The first step in avoiding such waste is gaining a clear view of the retail landscape—how it is segmented and where the priority outlets are. Companies must then develop tailored control systems based on incentive schemes, collaboration with distributors, and retail-management programs. For priority outlets, companies must often deploy a heavy-control model using supervisors and mystery shoppers with supporting IT infrastructure to ensure that the performance of stores is visible enough to assess.

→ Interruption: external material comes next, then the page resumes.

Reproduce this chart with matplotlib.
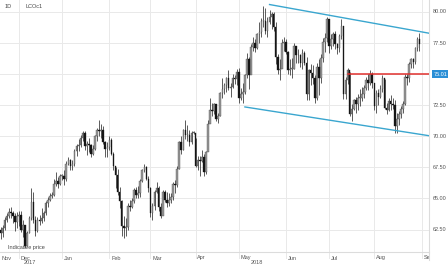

Unilever deploys massive resources in India to cover 1.5 million stores in tens of thousands of villages. Many of the salespeople carry a handheld device so that they can book replenishment orders anywhere, anytime, and synch their data with distributors. In Indonesia, Coca-Cola sells 40 percent of its volume directly to local retailers, with whom it collaborates closely. The lion’s share of Coke’s remaining Indonesian volume is sold to wholesalers with fewer than five employees and less than $100,000 in annual revenues. These wholesalers, in turn, distribute Coke products to small retailers. To improve in-store execution in the many outlets Coca-Cola doesn’t serve directly, the company deploys additional support, including supplying them with free coolers and dispensers and providing sales effectiveness training for merchants (for more on the in-store battle, see “From oxcart to Wal-Mart: Four keys to reaching emerging-market consumers”).
Although these principles—harnessing word of mouth, getting brands into a consumer’s initial consideration set, and emphasizing in-store execution—may sound obvious, acting on them is not easy. It requires bold investment decisions, efforts to build the skills of local teams, and the courage to operate in ways that are fundamentally different from what headquarters might regard as normal. Fortunately, the potential rewards are commensurate. When emerging-market consumers perceive a brand consistently and positively across the major touch points, including friends and family and the in-store experience, they are far more likely to choose that brand, profiting companies that spend smartly rather than heavily.